Como "Dr. House", pero a la española
Producida por Alejandro Amenábar, escrita por el últimamente prestigioso Daniel Sánchez Arévalo (unos años atrás, su película Azuloscurocasinegro fue todo un suceso de estima en España) y exhibida en los festivales de Berlín y San Sebastián, El mal ajeno es una prueba viviente del estado de deterioro en que se sume, desde hace tiempo, cierto cine al que alguna vez se consideró “de calidad”. Suma de serie televisiva-hospitalaria con película “seria” –de esas que tratan, se supone, temas “importantes”–, sin perder un muy hispano aire de contrición, esta ópera prima del bilbaíno Oskar Santos acumula tremebundias dramáticas, disparates de guión y una tesis de baratija de autoayuda, de esas que dan vergüenza ajena de sólo contarlas. Así está la qualité por estos días.
La cuestión es así. Con canas, barba y gesto circunspecto, Eduardo Noriega es Diego, médico especialista en dolor que se ha pasado la vida reprimiendo el suyo, tanto como cualquier otro sentimiento que lo afecte, del signo que sea. Autoconvencido de que poco o nada puede hacerse para atemperar el dolor ajeno, Diego trabaja en una clínica que, por la extraña gravedad de sus casos, da la impresión de ser la sucursal española de la del Dr. House. No sólo el trabajo viene complicado para el Dr. Diego: se está separando de su mujer –que, tanto como para sumar dolor, trabaja como enfermera en la misma clínica–, al padre médico le hace tacto rectal pero no le detecta un tremendo cáncer y el leve escozor de la hija adolescente es sólo el anticipo de una gonorrea que –como si los avances de la medicina en las últimas centurias no hubieran llegado hasta allí– podría resultar mortal.

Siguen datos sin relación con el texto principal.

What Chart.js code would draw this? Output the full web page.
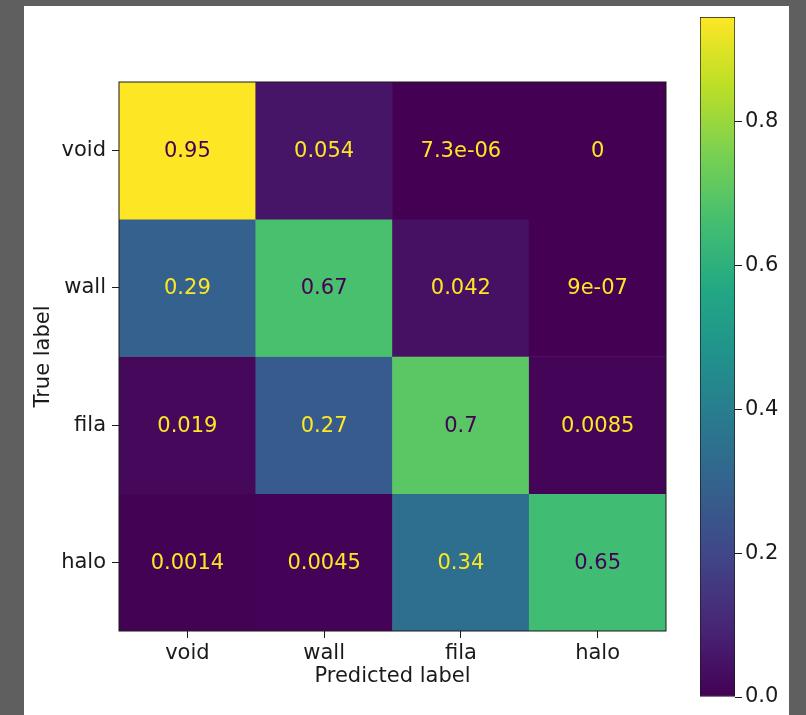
<!DOCTYPE html>
<html>
<head>
<meta charset="utf-8">
<script src="https://cdn.jsdelivr.net/npm/chart.js@4/dist/chart.umd.min.js"></script>
<style>
  html, body { margin: 0; padding: 0; }
  body { width: 806px; height: 715px; background: #5f5f5f; position: relative; overflow: hidden; }
  #panel { position: absolute; left: 24px; top: 6px; width: 765px; height: 709px; background: #fff; }
  canvas { position: absolute; left: 0; top: 0; }
  #barCanvas { pointer-events: none; }
</style>
</head>
<body>
<div id="panel"></div>
<canvas id="cmCanvas" width="806" height="715"></canvas>
<canvas id="barCanvas" width="806" height="715"></canvas>
<script>
// class names on both axes
const predictedLabels = ["void", "wall", "fila", "halo"];
const trueLabels = ["void", "wall", "fila", "halo"];

// normalized confusion matrix, one row per true class
const rowVoid = [0.946, 0.054, 7.3e-6, 0];
const rowWall = [0.29, 0.67, 0.042, 9e-7];
const rowFila = [0.019, 0.27, 0.7, 0.0085];
const rowHalo = [0.0014, 0.0045, 0.34, 0.65];
const matrix = [rowVoid, rowWall, rowFila, rowHalo];

// colorbar tick values
const colorbarTicks = [0.0, 0.2, 0.4, 0.6, 0.8];

const allValues = matrix.flat();
const vmin = Math.min(...allValues);
const vmax = Math.max(...allValues);

// viridis colormap stops
const viridis = [
  "#440154", "#482475", "#414487", "#355f8d", "#2a788e", "#21918c",
  "#22a884", "#44bf70", "#7ad151", "#bddf26", "#fde725",
];

const hexToRgb = (h) => [1, 3, 5].map((i) => parseInt(h.slice(i, i + 2), 16));

const viridisColor = (t) => {
  t = Math.min(1, Math.max(0, t));
  const pos = t * (viridis.length - 1);
  const i = Math.min(viridis.length - 2, Math.floor(pos));
  const f = pos - i;
  const a = hexToRgb(viridis[i]);
  const b = hexToRgb(viridis[i + 1]);
  const c = a.map((v, k) => Math.round(v + (b[k] - v) * f));
  return `rgb(${c[0]}, ${c[1]}, ${c[2]})`;
};

// same as python's "%.2g"
const formatValue = (v) => {
  if (v === 0) return "0";
  const exp = Math.floor(Math.log10(Math.abs(v)));
  if (exp < -4 || exp >= 2) {
    let [mant, e] = v.toExponential(1).split("e");
    mant = mant.replace(/\.?0+$/, "");
    const sign = e[0] === "-" ? "-" : "+";
    const digits = e.replace(/^[+-]/, "").padStart(2, "0");
    return `${mant}e${sign}${digits}`;
  }
  let s = v.toPrecision(2);
  if (s.includes(".")) s = s.replace(/\.?0+$/, "");
  return s;
};

const FONT = "'DejaVu Sans', sans-serif";
const SIZE = 21;
const TEXT = "#1a1a1a";
const threshold = (vmin + vmax) / 2;

// one floating-bar dataset per matrix row, each bar is one cell
const datasets = matrix.map((row, r) => ({
  label: trueLabels[r],
  data: row.map(() => [r - 0.5, r + 0.5]),
  values: row,
  backgroundColor: row.map((v) => viridisColor((v - vmin) / (vmax - vmin))),
  borderWidth: 0,
  barPercentage: 1,
  categoryPercentage: 1,
  grouped: false,
}));

// writes the value in the middle of each cell
const cellText = {
  id: "cellText",
  afterDatasetsDraw(chart) {
    const ctx = chart.ctx;
    ctx.save();
    ctx.font = `${SIZE}px ${FONT}`;
    ctx.textAlign = "center";
    ctx.textBaseline = "middle";
    chart.data.datasets.forEach((ds, i) => {
      chart.getDatasetMeta(i).data.forEach((bar, j) => {
        const v = ds.values[j];
        const { x, y, base } = bar.getProps(["x", "y", "base"], true);
        ctx.fillStyle = v >= threshold ? viridis[0] : viridis[viridis.length - 1];
        ctx.fillText(formatValue(v), x, (y + base) / 2 + 1);
      });
    });
    ctx.restore();
  },
};

// thin dark box round the plot area
const frame = {
  id: "frame",
  afterDraw(chart) {
    const { left, top, right, bottom } = chart.chartArea;
    const ctx = chart.ctx;
    ctx.save();
    ctx.strokeStyle = TEXT;
    ctx.lineWidth = 1;
    ctx.strokeRect(left, top, right - left, bottom - top);
    ctx.restore();
  },
};

new Chart(document.querySelector("#cmCanvas"), {
  type: "bar",
  data: { labels: predictedLabels, datasets },
  options: {
    responsive: false,
    animation: false,
    layout: { padding: { left: 0, top: 82, right: 140, bottom: 0 } },
    plugins: { legend: { display: false }, tooltip: { enabled: false } },
    scales: {
      x: {
        afterFit: (scale) => { scale.height = 84; },
        grid: { offset: false, drawOnChartArea: false, drawTicks: true, tickLength: 7, color: TEXT },
        border: { display: false },
        ticks: { color: TEXT, font: { family: FONT, size: SIZE }, padding: 3 },
        title: {
          display: true,
          text: "Predicted label",
          color: TEXT,
          font: { family: FONT, size: SIZE },
          padding: { top: 0, bottom: 26 },
        },
      },
      y: {
        type: "linear",
        reverse: true,
        min: -0.5,
        max: trueLabels.length - 0.5,
        afterFit: (scale) => { scale.width = 119; },
        afterBuildTicks: (scale) => {
          scale.ticks = trueLabels.map((_, i) => ({ value: i }));
        },
        grid: { drawOnChartArea: false, drawTicks: true, tickLength: 7, color: TEXT },
        border: { display: false },
        ticks: {
          color: TEXT,
          font: { family: FONT, size: SIZE },
          padding: 6,
          callback: (value) => trueLabels[value],
        },
        title: {
          display: true,
          text: "True label",
          color: TEXT,
          font: { family: FONT, size: SIZE },
          padding: { top: 31, bottom: 0 },
        },
      },
    },
  },
  plugins: [cellText, frame],
});

// colorbar: a single floating bar from vmin to vmax with a viridis gradient
new Chart(document.querySelector("#barCanvas"), {
  type: "bar",
  data: {
    labels: [""],
    datasets: [
      {
        data: [[vmin, vmax]],
        backgroundColor: (context) => {
          const chart = context.chart;
          const yScale = chart.scales.y;
          if (!chart.chartArea || !yScale) return viridis[0];
          const g = chart.ctx.createLinearGradient(
            0, yScale.getPixelForValue(vmin), 0, yScale.getPixelForValue(vmax)
          );
          viridis.forEach((c, i) => g.addColorStop(i / (viridis.length - 1), c));
          return g;
        },
        borderColor: TEXT,
        borderWidth: 1,
        borderSkipped: false,
        barPercentage: 1,
        categoryPercentage: 1,
      },
    ],
  },
  options: {
    responsive: false,
    animation: false,
    layout: { padding: { left: 700, top: 17, right: 0, bottom: 18 } },
    plugins: { legend: { display: false }, tooltip: { enabled: false } },
    scales: {
      x: { display: false },
      y: {
        position: "right",
        min: vmin,
        max: vmax,
        afterFit: (scale) => { scale.width = 71; },
        afterBuildTicks: (scale) => {
          scale.ticks = colorbarTicks.map((v) => ({ value: v }));
        },
        grid: { drawOnChartArea: false, drawTicks: true, tickLength: 7, color: TEXT },
        border: { display: false },
        ticks: {
          color: TEXT,
          font: { family: FONT, size: SIZE },
          padding: 3,
          callback: (value) => value.toFixed(1),
        },
      },
    },
  },
});
</script>
</body>
</html>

¿Es él el culpable de tanto horror alrededor o es esa maldita clínica la que empeora enfermedades? A partir de determinado momento será más bien lo contrario, cuando el Dr. Diego descubra que, como en un libro de Víctor Sueiro, sus manos curan. ¿Curan desde siempre? No, sólo desde que el amante de una paciente, furioso por su mala onda, le alojó un balazo a la altura de la clavícula. ¿Qué tiene que ver la bala con el poder curativo? Muy simple: se trata de un don transmisible, que en este caso se comunicó mediante un abrazo post-balazo. Una nena –hermana menor de su amante– se lo pasó primero al hombre que la atropelló y mató en una ruta, antes de sostenerla en sus brazos, y ahora ese mismo hombre se lo transfirió al médico, luego de intentar asesinarlo. No se trata de matar al prójimo para recibir el don, sino de abrazarse más. Por ese motivo, el Dr. Diego, tradicionalmente renuente a toda forma de contacto, anda ahora repartiendo caricias por las camas. Es como Patch Adams, pero con el aire de gravedad de un Bergman hispano.